When three similar (and difficult) questions came in to the BookNet offices recently, we thought it might be time for a blog post: an overview statement that might help to show the value of doing metadata.
Book metadata (i.e., information about books) doesn't mean anything until it's traded
It's the hand-off, internal or external, that defines book metadata's existence or function. Metadata is provided to someone else for a purpose — otherwise you don't need it.
Books have always needed metadata — even before Gutenberg, bibliographies were a necessity — and its study is the foundation of more than one academic discipline. A book's content always needs to be described because it's complex, possibly unique, and hidden between covers.
Metadata used internally within a company tracks the product's creation and workflow, business terms, and costs. It defines current metrics and the metadata forms part of the corporate history. The metadata supplied to other companies is also used internally as it comes back in reports from partners.
External metadata is provided to fill another company's dataset, start a process, or provide an update. It charts a route for money's return and it supports discovery for those titles.
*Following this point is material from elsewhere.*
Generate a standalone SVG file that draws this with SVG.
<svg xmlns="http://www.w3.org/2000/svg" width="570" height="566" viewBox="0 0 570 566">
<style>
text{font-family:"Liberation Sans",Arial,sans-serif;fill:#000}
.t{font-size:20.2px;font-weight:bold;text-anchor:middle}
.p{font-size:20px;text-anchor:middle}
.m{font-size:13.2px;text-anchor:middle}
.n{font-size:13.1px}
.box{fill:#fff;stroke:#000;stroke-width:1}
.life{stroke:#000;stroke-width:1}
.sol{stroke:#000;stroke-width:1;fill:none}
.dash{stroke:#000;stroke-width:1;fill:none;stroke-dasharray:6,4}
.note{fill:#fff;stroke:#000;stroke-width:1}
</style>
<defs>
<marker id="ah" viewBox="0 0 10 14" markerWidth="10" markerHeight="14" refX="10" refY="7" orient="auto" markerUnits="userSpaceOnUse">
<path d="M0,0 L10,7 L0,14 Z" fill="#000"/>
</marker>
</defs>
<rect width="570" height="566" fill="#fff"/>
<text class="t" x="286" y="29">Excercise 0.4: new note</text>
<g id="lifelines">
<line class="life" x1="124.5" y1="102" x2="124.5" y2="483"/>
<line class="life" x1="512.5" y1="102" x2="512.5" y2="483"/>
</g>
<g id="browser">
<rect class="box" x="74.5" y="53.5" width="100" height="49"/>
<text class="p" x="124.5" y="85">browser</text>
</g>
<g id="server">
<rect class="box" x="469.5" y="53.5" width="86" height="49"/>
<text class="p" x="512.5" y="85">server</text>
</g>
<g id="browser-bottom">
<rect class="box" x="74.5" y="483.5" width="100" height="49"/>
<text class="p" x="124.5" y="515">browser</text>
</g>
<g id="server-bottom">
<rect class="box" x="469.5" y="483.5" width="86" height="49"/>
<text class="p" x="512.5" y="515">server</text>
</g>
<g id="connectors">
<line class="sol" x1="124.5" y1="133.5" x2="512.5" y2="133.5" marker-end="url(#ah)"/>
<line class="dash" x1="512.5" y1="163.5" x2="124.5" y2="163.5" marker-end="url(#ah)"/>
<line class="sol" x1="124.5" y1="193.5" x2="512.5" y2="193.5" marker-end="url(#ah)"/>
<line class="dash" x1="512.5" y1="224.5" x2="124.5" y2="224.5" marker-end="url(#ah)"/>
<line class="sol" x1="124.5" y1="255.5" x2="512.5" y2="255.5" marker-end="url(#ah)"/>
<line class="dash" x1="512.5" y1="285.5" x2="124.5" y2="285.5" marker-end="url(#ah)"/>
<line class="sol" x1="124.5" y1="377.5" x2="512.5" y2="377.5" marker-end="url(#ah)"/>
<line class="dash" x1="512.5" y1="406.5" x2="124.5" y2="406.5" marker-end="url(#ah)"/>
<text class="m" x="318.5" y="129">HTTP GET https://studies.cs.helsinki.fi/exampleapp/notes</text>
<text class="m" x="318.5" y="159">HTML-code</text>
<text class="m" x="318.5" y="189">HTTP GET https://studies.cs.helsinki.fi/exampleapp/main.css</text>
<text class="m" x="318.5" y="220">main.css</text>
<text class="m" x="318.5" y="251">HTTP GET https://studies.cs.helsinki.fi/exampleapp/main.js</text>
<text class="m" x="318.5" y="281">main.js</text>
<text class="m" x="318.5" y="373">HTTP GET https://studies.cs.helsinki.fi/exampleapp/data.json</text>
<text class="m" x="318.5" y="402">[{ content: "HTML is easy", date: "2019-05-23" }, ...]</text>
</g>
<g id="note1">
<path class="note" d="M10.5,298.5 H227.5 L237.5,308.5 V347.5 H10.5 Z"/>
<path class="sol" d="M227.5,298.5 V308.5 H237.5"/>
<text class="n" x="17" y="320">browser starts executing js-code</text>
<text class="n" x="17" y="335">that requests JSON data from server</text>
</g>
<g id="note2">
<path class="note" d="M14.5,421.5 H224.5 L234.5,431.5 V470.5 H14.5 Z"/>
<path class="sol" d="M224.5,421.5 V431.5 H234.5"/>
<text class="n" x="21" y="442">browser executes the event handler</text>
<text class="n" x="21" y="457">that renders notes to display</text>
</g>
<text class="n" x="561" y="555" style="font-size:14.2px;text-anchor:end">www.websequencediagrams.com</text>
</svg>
All mass-produced books are digital products
A print book is just a digital file in a physical format.
There's a weird contradiction: The metadata on physical books embodies more reality than digital metadata. All books are tracked using metadata but the abstract digital product depends on equally abstract digital metadata while trading partners help verify physical product records. If a warehouse has a box and no data, or a retailer scans an ISBN and can't get a price, they let someone at the publishing house know. They might even get charged a fee for the mistake. Digital products, on the other hand, can just disappear and the primary responsibility for accuracy remains with the product creator. Digital books might not be available for sale because the file and record don't match. That can mean either the file wasn't sent because the digital distributor didn't load it, or did but sent it as-is so it wasn't found, or it was found without instruction so it was shunted aside to await them.
The primary purpose of "external" metadata is to directly support sales
Mostly a publisher is loading information to a retailer's database. That data should provide all their business information (price and terms) as well as all the information that they need to display so that a consumer can make a buying decision.
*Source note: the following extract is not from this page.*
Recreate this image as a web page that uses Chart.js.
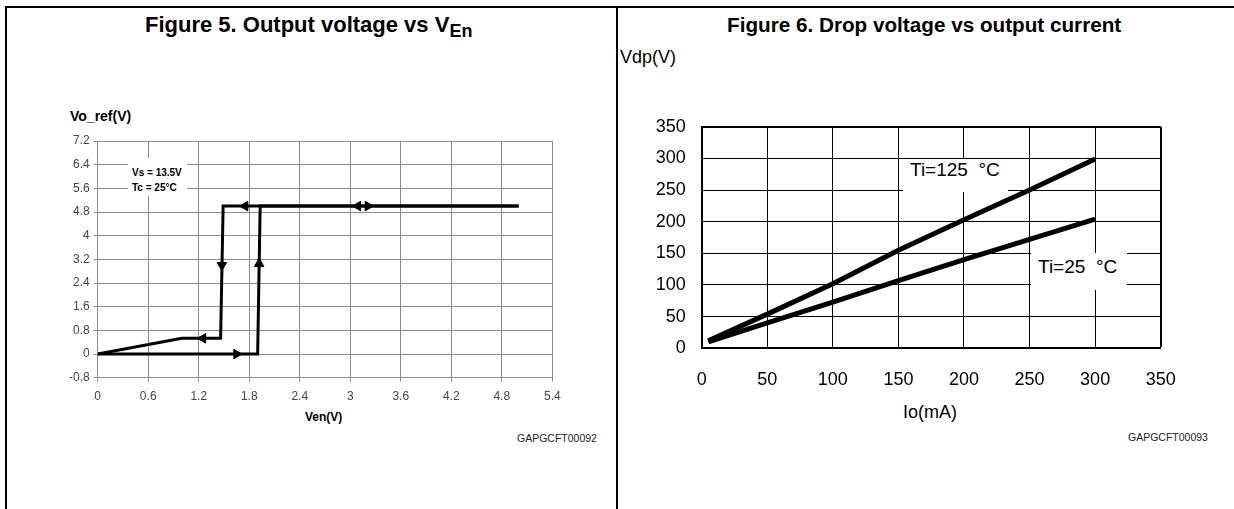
<!DOCTYPE html>
<html>
<head>
<meta charset="utf-8">
<title>Figure 5 / Figure 6</title>
<script src="https://cdn.jsdelivr.net/npm/chart.js@4.4.1/dist/chart.umd.min.js"></script>
<style>
  html, body { margin: 0; padding: 0; background: #fff; }
  body {
    width: 1234px; height: 509px; position: relative; overflow: hidden;
    font-family: "Liberation Sans", Arial, sans-serif; color: #000;
  }
  .abs   { position: absolute; white-space: nowrap; }
  .rule  { position: absolute; background: #000; }
  .title { font-weight: bold; top: 13px; line-height: 24px; }
  .title sub { vertical-align: -5px; line-height: 0; }
  .code  { font-size: 10.5px; color: #222; }
  .note  { background: #fff; z-index: 2; }
  canvas { position: absolute; z-index: 1; }
</style>
</head>
<body>
  <!-- frame -->
  <div class="rule" style="left:5px; top:6px; width:1229px; height:2px"></div>
  <div class="rule" style="left:5px; top:6px; width:2px; height:503px"></div>
  <div class="rule" style="left:616px; top:6px; width:2px; height:503px"></div>

  <canvas id="chart-fig5" width="560" height="300" style="left:40px; top:120px"></canvas>
  <canvas id="chart-fig6" width="600" height="300" style="left:620px; top:110px"></canvas>

  <!-- Figure 5 texts -->
  <div class="abs title" style="left:145px; font-size:22px">Figure 5. Output voltage vs V<sub style="font-size:18px">En</sub></div>
  <div class="abs" style="left:70px; top:108px; font-size:14px; font-weight:bold">Vo_ref(V)</div>
  <div class="abs note" style="left:128px; top:158px; width:59px; height:38px; font-size:10px; font-weight:bold; line-height:15px">
    <div style="padding:7px 0 0 4px">Vs = 13.5V<br>Tc = 25°C</div>
  </div>
  <div class="abs" style="left:305px; top:410px; font-size:12px; font-weight:bold">Ven(V)</div>
  <div class="abs code" style="left:517px; top:432px">GAPGCFT00092</div>

  <!-- Figure 6 texts -->
  <div class="abs title" style="left:727px; font-size:20.7px">Figure 6. Drop voltage vs output current</div>
  <div class="abs" style="left:620px; top:47px; font-size:18px">Vdp(V)</div>
  <div class="abs note" style="left:903px; top:159px; width:105px; height:33px; font-size:19px">
    <div style="padding:0 0 0 7px">Ti=125&nbsp; °C</div>
  </div>
  <div class="abs note" style="left:1031px; top:253px; width:96px; height:37px; font-size:19px">
    <div style="padding:3px 0 0 7px">Ti=25&nbsp; °C</div>
  </div>
  <div class="abs" style="left:903px; top:402px; font-size:18px">Io(mA)</div>
  <div class="abs code" style="left:1128px; top:431px">GAPGCFT00093</div>

<script>
"use strict";

// ── Figure 5: output voltage vs Ven (hysteresis) ──
const venUpX   = [0, 1.90, 1.93, 5.0];
const voUpY    = [0, 0, 5.0, 5.0];
const venDownX = [5.0, 1.49, 1.46, 1.0, 0];
const voDownY  = [5.0, 5.0, 0.53, 0.53, 0];
const arrowX   = [1.75, 3.09, 3.21, 1.475, 1.918, 1.25, 1.65];
const arrowY   = [5.0, 5.0, 5.0, 3.0, 3.05, 0.53, 0];
const arrowRot = [-90, -90, 90, 180, 0, -90, 90];
const venTicks = [0, 0.6, 1.2, 1.8, 2.4, 3, 3.6, 4.2, 4.8, 5.4];
const voTicks  = [-0.8, 0, 0.8, 1.6, 2.4, 3.2, 4, 4.8, 5.6, 6.4, 7.2];

// ── Figure 6: drop voltage vs output current ──
const ioX      = [5, 50, 100, 150, 200, 250, 300];
const vdp125   = [12, 54, 102, 155, 203, 250, 299];
const vdp25    = [10, 40, 73, 107, 140, 172, 204];
const ioTicks  = [0, 50, 100, 150, 200, 250, 300, 350];
const vdpTicks = [0, 50, 100, 150, 200, 250, 300, 350];

const FONT = "'Liberation Sans', Arial, sans-serif";

function toPoints(xs, ys) {
  return xs.map((x, i) => ({ x, y: ys[i] }));
}

function fixedTicks(list) {
  return scale => { scale.ticks = list.map(v => ({ value: v })); };
}

// pin axis sizes so the plot area lands where the figure has it
function fixWidth(w) {
  return s => { s.width = w; s.paddingTop = 0; s.paddingBottom = 0; };
}
function fixHeight(h) {
  return s => { s.height = h; s.paddingLeft = 0; s.paddingRight = 0; };
}

const baseOptions = {
  responsive: false,
  animation: false,
  events: [],
  plugins: { legend: { display: false }, tooltip: { enabled: false } },
};

// ── Figure 5 chart ──
function buildFig5() {
  const grid = "#8c8c8c";
  new Chart(document.getElementById("chart-fig5"), {
    type: "scatter",
    data: {
      datasets: [
        {
          data: toPoints(venUpX, voUpY),
          showLine: true, borderColor: "#000", borderWidth: 3,
          pointRadius: 0, tension: 0,
        },
        {
          data: toPoints(venDownX, voDownY),
          showLine: true, borderColor: "#000", borderWidth: 3,
          pointRadius: 0, tension: 0,
        },
        {
          data: toPoints(arrowX, arrowY),
          showLine: false, pointStyle: "triangle", pointRadius: 5.5,
          pointRotation: arrowRot, backgroundColor: "#000", borderColor: "#000", borderWidth: 1,
        },
      ],
    },
    options: {
      ...baseOptions,
      layout: { padding: { top: 21, right: 47.7, left: 0, bottom: 0 } },
      scales: {
        x: {
          type: "linear", min: 0, max: 5.4,
          afterBuildTicks: fixedTicks(venTicks),
          afterFit: fixHeight(42.3),
          grid: { color: grid, tickColor: grid, tickLength: 4 },
          border: { color: grid, width: 1 },
          ticks: { color: "#444", padding: 8, font: { family: FONT, size: 12 }, callback: v => String(v) },
        },
        y: {
          type: "linear", min: -0.8, max: 7.2,
          afterBuildTicks: fixedTicks(voTicks),
          afterFit: fixWidth(57.7),
          grid: { color: grid, tickColor: grid, tickLength: 4 },
          border: { color: grid, width: 1 },
          ticks: { color: "#444", padding: 4, font: { family: FONT, size: 12 }, callback: v => String(v) },
        },
      },
    },
  });
}

// ── Figure 6 chart ──
function buildFig6() {
  const edge = ctx => (ctx.tick && ctx.tick.value === 350 ? 2 : 1);
  new Chart(document.getElementById("chart-fig6"), {
    type: "scatter",
    data: {
      datasets: [
        {
          data: toPoints(ioX, vdp125),
          showLine: true, borderColor: "#000", borderWidth: 5,
          pointRadius: 0, tension: 0,
        },
        {
          data: toPoints(ioX, vdp25),
          showLine: true, borderColor: "#000", borderWidth: 5,
          pointRadius: 0, tension: 0,
        },
      ],
    },
    options: {
      ...baseOptions,
      layout: { padding: { top: 16.7, right: 59.3, left: 0, bottom: 0 } },
      scales: {
        x: {
          type: "linear", min: 0, max: 350,
          afterBuildTicks: fixedTicks(ioTicks),
          afterFit: fixHeight(61.7),
          grid: { color: "#000", lineWidth: edge, drawTicks: false },
          border: { color: "#000", width: 2 },
          ticks: { color: "#000", padding: 21, font: { family: FONT, size: 18 }, callback: v => String(v) },
        },
        y: {
          type: "linear", min: 0, max: 350,
          afterBuildTicks: fixedTicks(vdpTicks),
          afterFit: fixWidth(81.7),
          grid: { color: "#000", lineWidth: edge, drawTicks: false },
          border: { color: "#000", width: 2 },
          ticks: { color: "#000", padding: 16, font: { family: FONT, size: 18 }, callback: v => String(v) },
        },
      },
    },
  });
}

buildFig5();
buildFig6();
</script>
</body>
</html>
But a secondary purpose of metadata is to indirectly support sales by promoting discovery. Discovery can be between businesses or by consumers.
A publisher's internal metadata describing their business needs provides their external partners with the basis to work with their books
This is a hard one — as it's not like a P&L (profit-and-loss statement) is made public, so not all internal tracking needs are part of external metadata — but neither a publisher's business nor their partners' can function without knowing what a book is about or who the author is. A publisher sets the terms, the costs. Their partners' hopes for their return (a.k.a., planning) are defined by what publishers tell them.
Effective book metadata supports business needs and if publishers aren't using their internal resources to create external metadata then they're not being efficient. It can be done but the higher the volume the more financial drag is created. What publishers track to succeed and what others need to know correspond in too many ways not to maximize use of internal tracking.
History affects sales
Stick with me on this one as the credulity tightrope gets taut, but you probably agree that a "good book" has enduring value. We know them when we read them. That value must be real because they make both authors and companies. Their cachet lasts long after their profits run down. Good books provide social status and a basis for tenure. Readership, focused or widespread, ultimately decides what's good but metadata supports a book's social capital and maximizes its benefit — it's part of the historical record. Generating such capital isn't an ROI sort of thing but I'd say that a book worth publishing is worth describing well enough to fully support its social capital. Doing anything less at the start shows that you don't believe in the bet you're making.
Let's spare a moment's thought to consider whether a digital book carries less social capital. I've already suggested above that digital products can disappear because of problems in metadata. When you withdraw a digital book from sale it's as if it never existed, while a print book continues in the used book market.
Supporting discovery through metadata is more important now than before. A print book can be found because it's left lying around in a bookstore or Emma Watson is hiding them on the subway again. In the days of print-only books, this was how books were found. Stores and libraries were where you found books and placing them there was a major portion of what publishers did.
A digital book can only be found by metadata-supported discovery tools. (A print-on-demand title is the same as an ebook for our purposes.)
We want books to be found on their own merit because good books should be and we're romantics about the value of them. But there's no discovery to be had without metadata today, so we should apply our romantic aspirations for the book there.
That's why we do metadata: We want books to be found.
Our forced reliance on metadata is because we can no longer rely on anyone coming to look for books in a "place."
Except that we can: Libraries remain an important part of book discovery and part of a book's social capital. They embody social choice, the historical record, and independently track use and even their digital display works independently for discovery. Both publishers and bookstores benefit from libraries. And, yes, of course bookstores are important and they drive discovery as well, but they're limited to books that can predictably sell. There's an apparent perception, maybe more media than true, that publishers see libraries as competition for sales. As well, tight resources make publishers reluctant to invest in the continual upgrading of metadata. I think both are detrimental to the longterm maintenance of the industry's reader base.